* START *

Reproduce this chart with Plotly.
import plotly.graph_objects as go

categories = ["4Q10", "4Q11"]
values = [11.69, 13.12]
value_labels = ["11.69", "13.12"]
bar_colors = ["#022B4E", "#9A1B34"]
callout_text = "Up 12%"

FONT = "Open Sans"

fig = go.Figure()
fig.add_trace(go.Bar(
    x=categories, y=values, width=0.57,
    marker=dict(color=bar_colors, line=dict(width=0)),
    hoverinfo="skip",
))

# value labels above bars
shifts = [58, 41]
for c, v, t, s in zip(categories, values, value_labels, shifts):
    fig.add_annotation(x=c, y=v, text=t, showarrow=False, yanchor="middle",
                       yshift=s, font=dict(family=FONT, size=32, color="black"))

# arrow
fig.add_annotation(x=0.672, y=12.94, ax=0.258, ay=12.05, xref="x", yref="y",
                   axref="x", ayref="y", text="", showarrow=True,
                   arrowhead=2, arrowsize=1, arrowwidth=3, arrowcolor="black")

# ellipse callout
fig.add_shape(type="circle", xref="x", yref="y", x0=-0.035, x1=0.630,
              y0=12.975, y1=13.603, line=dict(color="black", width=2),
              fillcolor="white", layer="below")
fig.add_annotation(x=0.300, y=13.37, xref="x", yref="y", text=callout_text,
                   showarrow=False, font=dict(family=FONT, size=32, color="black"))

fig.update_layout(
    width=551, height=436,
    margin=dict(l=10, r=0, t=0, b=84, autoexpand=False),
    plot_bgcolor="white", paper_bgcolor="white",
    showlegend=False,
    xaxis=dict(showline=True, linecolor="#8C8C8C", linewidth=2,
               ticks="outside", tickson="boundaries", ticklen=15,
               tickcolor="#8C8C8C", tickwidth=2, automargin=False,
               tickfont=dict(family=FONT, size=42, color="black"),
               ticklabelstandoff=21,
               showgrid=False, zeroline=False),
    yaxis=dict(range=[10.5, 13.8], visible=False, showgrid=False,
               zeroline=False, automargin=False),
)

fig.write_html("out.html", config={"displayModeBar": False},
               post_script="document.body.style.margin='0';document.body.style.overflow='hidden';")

* END *

**TASK DETAILS:**
Write the listing out again, exactly as shown above.

**ANSWER TO THIS TASK:**
Reproduce this chart with Plotly.
import plotly.graph_objects as go

categories = ["4Q10", "4Q11"]
values = [11.69, 13.12]
value_labels = ["11.69", "13.12"]
bar_colors = ["#022B4E", "#9A1B34"]
callout_text = "Up 12%"

FONT = "Open Sans"

fig = go.Figure()
fig.add_trace(go.Bar(
    x=categories, y=values, width=0.57,
    marker=dict(color=bar_colors, line=dict(width=0)),
    hoverinfo="skip",
))

# value labels above bars
shifts = [58, 41]
for c, v, t, s in zip(categories, values, value_labels, shifts):
    fig.add_annotation(x=c, y=v, text=t, showarrow=False, yanchor="middle",
                       yshift=s, font=dict(family=FONT, size=32, color="black"))

# arrow
fig.add_annotation(x=0.672, y=12.94, ax=0.258, ay=12.05, xref="x", yref="y",
                   axref="x", ayref="y", text="", showarrow=True,
                   arrowhead=2, arrowsize=1, arrowwidth=3, arrowcolor="black")

# ellipse callout
fig.add_shape(type="circle", xref="x", yref="y", x0=-0.035, x1=0.630,
              y0=12.975, y1=13.603, line=dict(color="black", width=2),
              fillcolor="white", layer="below")
fig.add_annotation(x=0.300, y=13.37, xref="x", yref="y", text=callout_text,
                   showarrow=False, font=dict(family=FONT, size=32, color="black"))

fig.update_layout(
    width=551, height=436,
    margin=dict(l=10, r=0, t=0, b=84, autoexpand=False),
    plot_bgcolor="white", paper_bgcolor="white",
    showlegend=False,
    xaxis=dict(showline=True, linecolor="#8C8C8C", linewidth=2,
               ticks="outside", tickson="boundaries", ticklen=15,
               tickcolor="#8C8C8C", tickwidth=2, automargin=False,
               tickfont=dict(family=FONT, size=42, color="black"),
               ticklabelstandoff=21,
               showgrid=False, zeroline=False),
    yaxis=dict(range=[10.5, 13.8], visible=False, showgrid=False,
               zeroline=False, automargin=False),
)

fig.write_html("out.html", config={"displayModeBar": False},
               post_script="document.body.style.margin='0';document.body.style.overflow='hidden';")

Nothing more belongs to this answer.